Data lines -
##########
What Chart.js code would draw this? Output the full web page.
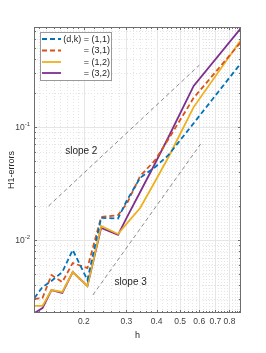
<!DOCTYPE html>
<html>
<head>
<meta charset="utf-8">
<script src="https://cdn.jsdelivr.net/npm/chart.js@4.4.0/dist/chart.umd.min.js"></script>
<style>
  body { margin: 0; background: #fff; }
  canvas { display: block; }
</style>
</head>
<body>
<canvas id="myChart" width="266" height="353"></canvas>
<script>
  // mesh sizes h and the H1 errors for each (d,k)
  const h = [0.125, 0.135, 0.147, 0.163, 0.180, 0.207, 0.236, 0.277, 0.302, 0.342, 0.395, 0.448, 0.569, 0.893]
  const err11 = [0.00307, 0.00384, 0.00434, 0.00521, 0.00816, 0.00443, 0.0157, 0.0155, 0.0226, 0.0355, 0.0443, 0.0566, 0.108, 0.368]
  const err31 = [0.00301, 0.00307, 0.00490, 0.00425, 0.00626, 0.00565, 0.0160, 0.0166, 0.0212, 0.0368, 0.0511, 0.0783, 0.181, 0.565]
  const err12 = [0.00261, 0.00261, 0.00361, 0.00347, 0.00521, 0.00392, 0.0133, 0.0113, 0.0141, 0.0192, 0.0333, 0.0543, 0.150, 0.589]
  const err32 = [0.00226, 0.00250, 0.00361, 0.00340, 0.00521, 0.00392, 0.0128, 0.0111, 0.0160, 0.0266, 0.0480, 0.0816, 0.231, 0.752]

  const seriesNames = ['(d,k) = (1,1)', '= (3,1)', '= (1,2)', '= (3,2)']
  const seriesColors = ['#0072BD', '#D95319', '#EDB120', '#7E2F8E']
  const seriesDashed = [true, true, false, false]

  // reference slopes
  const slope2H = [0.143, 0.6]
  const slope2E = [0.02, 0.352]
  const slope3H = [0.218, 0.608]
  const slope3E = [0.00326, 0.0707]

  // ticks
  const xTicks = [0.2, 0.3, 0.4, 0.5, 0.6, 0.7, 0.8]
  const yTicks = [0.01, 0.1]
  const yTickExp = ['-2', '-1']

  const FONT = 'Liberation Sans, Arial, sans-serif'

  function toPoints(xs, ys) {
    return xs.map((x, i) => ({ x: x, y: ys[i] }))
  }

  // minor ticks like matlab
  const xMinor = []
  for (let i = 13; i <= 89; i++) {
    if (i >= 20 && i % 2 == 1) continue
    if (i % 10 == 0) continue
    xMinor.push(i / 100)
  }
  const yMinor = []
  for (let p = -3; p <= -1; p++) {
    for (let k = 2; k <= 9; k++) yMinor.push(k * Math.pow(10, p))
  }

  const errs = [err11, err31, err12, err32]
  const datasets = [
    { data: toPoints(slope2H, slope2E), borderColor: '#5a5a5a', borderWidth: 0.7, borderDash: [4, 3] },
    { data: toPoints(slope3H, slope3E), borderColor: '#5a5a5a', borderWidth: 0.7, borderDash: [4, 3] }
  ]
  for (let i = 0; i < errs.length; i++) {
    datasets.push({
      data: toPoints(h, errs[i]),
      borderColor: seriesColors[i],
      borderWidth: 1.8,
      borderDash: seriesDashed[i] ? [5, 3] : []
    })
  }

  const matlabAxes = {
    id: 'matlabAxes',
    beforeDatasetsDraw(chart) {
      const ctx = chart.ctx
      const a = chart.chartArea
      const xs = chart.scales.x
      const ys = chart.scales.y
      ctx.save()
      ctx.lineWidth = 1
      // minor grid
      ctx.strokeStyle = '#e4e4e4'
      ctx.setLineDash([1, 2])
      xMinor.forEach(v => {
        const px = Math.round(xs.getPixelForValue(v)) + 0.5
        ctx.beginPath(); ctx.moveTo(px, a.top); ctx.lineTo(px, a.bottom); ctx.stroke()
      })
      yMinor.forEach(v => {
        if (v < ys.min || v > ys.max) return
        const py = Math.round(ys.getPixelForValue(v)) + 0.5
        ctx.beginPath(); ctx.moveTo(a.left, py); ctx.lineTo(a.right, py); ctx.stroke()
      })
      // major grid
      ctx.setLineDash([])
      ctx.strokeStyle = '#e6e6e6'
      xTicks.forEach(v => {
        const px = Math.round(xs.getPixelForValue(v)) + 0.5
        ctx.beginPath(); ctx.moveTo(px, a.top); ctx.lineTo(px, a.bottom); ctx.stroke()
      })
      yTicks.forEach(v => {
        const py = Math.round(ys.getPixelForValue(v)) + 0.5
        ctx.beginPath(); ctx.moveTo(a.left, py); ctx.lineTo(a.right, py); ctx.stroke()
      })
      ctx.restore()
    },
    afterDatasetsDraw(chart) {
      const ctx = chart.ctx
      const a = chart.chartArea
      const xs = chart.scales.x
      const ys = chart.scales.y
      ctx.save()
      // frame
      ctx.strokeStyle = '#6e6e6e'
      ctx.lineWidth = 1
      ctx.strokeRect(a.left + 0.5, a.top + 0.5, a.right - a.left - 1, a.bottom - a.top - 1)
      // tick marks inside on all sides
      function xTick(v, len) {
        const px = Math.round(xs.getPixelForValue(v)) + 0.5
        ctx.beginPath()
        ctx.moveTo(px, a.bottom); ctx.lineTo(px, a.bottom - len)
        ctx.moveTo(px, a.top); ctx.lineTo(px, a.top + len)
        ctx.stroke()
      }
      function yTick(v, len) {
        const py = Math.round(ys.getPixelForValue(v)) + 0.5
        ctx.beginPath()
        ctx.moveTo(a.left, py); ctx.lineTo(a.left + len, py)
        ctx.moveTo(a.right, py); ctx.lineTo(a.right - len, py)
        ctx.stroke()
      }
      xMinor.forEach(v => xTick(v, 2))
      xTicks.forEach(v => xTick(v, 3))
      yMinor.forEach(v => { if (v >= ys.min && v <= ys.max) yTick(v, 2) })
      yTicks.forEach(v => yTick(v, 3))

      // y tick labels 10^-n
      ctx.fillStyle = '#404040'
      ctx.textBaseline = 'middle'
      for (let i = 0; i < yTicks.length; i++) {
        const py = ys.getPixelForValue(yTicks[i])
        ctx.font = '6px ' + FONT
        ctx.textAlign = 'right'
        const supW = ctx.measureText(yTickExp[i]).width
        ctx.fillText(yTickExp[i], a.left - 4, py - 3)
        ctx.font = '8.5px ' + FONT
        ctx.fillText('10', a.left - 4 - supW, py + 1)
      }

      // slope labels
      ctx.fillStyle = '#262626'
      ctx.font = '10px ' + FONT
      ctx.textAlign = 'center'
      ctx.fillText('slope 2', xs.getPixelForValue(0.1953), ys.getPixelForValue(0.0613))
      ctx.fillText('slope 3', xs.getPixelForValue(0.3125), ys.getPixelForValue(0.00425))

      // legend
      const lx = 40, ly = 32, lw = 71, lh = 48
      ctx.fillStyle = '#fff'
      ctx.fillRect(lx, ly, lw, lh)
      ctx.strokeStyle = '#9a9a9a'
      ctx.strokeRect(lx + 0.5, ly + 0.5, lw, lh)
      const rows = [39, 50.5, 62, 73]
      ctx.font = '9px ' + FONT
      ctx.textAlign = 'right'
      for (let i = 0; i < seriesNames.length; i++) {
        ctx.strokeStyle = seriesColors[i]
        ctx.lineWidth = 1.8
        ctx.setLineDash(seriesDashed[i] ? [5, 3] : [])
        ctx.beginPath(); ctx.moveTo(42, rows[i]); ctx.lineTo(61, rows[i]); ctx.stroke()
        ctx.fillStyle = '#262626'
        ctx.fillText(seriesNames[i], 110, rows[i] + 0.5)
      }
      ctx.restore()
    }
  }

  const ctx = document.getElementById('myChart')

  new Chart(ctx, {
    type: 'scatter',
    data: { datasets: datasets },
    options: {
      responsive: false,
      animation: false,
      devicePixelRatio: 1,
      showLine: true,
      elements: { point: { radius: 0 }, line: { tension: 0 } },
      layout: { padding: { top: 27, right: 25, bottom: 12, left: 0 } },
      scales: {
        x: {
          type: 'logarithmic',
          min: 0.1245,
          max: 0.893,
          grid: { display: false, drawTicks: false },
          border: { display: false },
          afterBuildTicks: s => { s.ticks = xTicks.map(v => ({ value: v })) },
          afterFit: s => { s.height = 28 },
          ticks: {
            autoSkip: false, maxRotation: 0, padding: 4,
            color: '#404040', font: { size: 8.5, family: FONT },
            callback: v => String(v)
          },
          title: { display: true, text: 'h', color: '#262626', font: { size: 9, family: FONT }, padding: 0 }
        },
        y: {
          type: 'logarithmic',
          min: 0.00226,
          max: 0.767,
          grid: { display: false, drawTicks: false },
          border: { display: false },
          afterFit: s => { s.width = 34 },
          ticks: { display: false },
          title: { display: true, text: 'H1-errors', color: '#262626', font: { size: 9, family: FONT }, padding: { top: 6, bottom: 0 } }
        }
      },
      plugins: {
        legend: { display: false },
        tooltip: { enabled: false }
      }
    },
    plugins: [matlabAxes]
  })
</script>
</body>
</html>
##########
Task directions - Each line from the top of the material through the line containing "const seriesDashed = [true, true, false, false]" should be reproduced exactly; please drop any images.

Answer to this exercise -
What Chart.js code would draw this? Output the full web page.
<!DOCTYPE html>
<html>
<head>
<meta charset="utf-8">
<script src="https://cdn.jsdelivr.net/npm/chart.js@4.4.0/dist/chart.umd.min.js"></script>
<style>
  body { margin: 0; background: #fff; }
  canvas { display: block; }
</style>
</head>
<body>
<canvas id="myChart" width="266" height="353"></canvas>
<script>
  // mesh sizes h and the H1 errors for each (d,k)
  const h = [0.125, 0.135, 0.147, 0.163, 0.180, 0.207, 0.236, 0.277, 0.302, 0.342, 0.395, 0.448, 0.569, 0.893]
  const err11 = [0.00307, 0.00384, 0.00434, 0.00521, 0.00816, 0.00443, 0.0157, 0.0155, 0.0226, 0.0355, 0.0443, 0.0566, 0.108, 0.368]
  const err31 = [0.00301, 0.00307, 0.00490, 0.00425, 0.00626, 0.00565, 0.0160, 0.0166, 0.0212, 0.0368, 0.0511, 0.0783, 0.181, 0.565]
  const err12 = [0.00261, 0.00261, 0.00361, 0.00347, 0.00521, 0.00392, 0.0133, 0.0113, 0.0141, 0.0192, 0.0333, 0.0543, 0.150, 0.589]
  const err32 = [0.00226, 0.00250, 0.00361, 0.00340, 0.00521, 0.00392, 0.0128, 0.0111, 0.0160, 0.0266, 0.0480, 0.0816, 0.231, 0.752]

  const seriesNames = ['(d,k) = (1,1)', '= (3,1)', '= (1,2)', '= (3,2)']
  const seriesColors = ['#0072BD', '#D95319', '#EDB120', '#7E2F8E']
  const seriesDashed = [true, true, false, false]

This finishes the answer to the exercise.